**** Given material
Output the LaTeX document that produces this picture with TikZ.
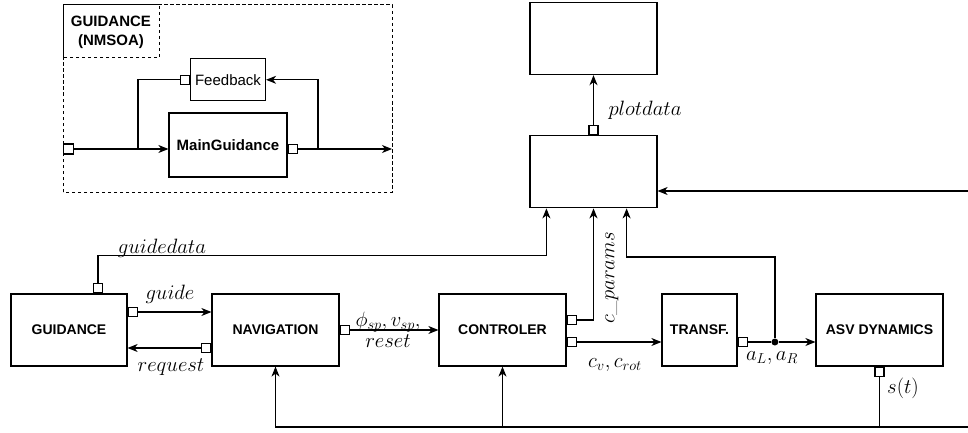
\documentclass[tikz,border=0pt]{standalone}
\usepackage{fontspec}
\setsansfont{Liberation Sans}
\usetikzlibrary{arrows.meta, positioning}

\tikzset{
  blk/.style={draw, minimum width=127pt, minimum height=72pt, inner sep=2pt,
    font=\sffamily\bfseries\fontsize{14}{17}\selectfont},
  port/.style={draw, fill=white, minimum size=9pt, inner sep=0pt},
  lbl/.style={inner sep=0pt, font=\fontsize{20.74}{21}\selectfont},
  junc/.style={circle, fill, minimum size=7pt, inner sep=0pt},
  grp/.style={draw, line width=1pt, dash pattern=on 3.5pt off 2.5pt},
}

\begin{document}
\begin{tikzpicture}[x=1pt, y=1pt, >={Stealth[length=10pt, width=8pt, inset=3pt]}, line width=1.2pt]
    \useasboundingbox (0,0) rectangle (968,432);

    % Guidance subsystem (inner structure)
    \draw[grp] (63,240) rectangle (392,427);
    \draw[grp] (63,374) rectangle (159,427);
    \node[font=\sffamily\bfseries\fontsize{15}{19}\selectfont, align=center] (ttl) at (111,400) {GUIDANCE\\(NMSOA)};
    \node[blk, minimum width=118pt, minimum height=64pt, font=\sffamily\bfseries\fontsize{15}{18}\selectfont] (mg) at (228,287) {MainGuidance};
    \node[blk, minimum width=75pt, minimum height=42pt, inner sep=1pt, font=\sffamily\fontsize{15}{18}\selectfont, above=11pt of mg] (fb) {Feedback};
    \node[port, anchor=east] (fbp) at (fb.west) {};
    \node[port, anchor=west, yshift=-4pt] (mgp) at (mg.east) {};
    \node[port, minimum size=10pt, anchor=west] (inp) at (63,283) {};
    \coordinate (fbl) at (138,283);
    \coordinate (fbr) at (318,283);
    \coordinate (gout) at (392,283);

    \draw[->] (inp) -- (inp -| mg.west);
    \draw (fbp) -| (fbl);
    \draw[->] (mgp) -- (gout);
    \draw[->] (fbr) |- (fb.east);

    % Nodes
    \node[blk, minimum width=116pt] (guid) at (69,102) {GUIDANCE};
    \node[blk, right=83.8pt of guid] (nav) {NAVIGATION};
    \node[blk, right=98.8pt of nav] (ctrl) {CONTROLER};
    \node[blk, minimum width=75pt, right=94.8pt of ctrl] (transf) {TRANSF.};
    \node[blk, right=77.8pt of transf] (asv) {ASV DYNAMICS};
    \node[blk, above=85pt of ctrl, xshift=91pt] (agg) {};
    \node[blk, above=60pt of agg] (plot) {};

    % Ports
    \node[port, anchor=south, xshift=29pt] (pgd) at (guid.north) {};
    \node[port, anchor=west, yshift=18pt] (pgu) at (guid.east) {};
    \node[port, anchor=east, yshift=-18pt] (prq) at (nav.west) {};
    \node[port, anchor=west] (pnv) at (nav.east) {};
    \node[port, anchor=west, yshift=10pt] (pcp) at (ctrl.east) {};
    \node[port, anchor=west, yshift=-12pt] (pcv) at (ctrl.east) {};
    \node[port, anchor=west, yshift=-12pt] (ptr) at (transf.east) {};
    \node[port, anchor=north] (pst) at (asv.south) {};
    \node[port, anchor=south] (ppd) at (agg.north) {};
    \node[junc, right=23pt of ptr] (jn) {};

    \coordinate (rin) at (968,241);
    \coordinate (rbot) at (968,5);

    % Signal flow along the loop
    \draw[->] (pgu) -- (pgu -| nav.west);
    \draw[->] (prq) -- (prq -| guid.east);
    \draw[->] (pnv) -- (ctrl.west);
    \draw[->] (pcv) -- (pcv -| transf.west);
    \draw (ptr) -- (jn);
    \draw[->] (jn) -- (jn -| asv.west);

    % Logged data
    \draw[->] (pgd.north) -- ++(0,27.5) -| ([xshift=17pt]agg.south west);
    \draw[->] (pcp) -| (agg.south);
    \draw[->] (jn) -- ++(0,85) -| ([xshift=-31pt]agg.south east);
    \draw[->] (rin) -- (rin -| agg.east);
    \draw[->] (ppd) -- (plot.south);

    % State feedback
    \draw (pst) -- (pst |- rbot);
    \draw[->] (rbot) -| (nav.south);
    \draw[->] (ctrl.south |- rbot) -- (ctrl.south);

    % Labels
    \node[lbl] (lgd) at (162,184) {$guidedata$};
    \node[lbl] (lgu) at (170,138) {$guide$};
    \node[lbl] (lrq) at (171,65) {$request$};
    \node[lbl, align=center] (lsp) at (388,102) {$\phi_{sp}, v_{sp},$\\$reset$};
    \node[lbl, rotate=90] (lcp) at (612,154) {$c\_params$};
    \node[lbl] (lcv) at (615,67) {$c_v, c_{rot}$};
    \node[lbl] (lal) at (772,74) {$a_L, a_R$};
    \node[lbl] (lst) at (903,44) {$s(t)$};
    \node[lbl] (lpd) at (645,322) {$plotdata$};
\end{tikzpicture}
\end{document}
********
= What you should do =
Starting with the first line of the data above and ending with the line containing "(0,0) rectangle (968,432);", please restate every line exactly, leaving images out.

= The result =
Output the LaTeX document that produces this picture with TikZ.
\documentclass[tikz,border=0pt]{standalone}
\usepackage{fontspec}
\setsansfont{Liberation Sans}
\usetikzlibrary{arrows.meta, positioning}

\tikzset{
  blk/.style={draw, minimum width=127pt, minimum height=72pt, inner sep=2pt,
    font=\sffamily\bfseries\fontsize{14}{17}\selectfont},
  port/.style={draw, fill=white, minimum size=9pt, inner sep=0pt},
  lbl/.style={inner sep=0pt, font=\fontsize{20.74}{21}\selectfont},
  junc/.style={circle, fill, minimum size=7pt, inner sep=0pt},
  grp/.style={draw, line width=1pt, dash pattern=on 3.5pt off 2.5pt},
}

\begin{document}
\begin{tikzpicture}[x=1pt, y=1pt, >={Stealth[length=10pt, width=8pt, inset=3pt]}, line width=1.2pt]
    \useasboundingbox (0,0) rectangle (968,432);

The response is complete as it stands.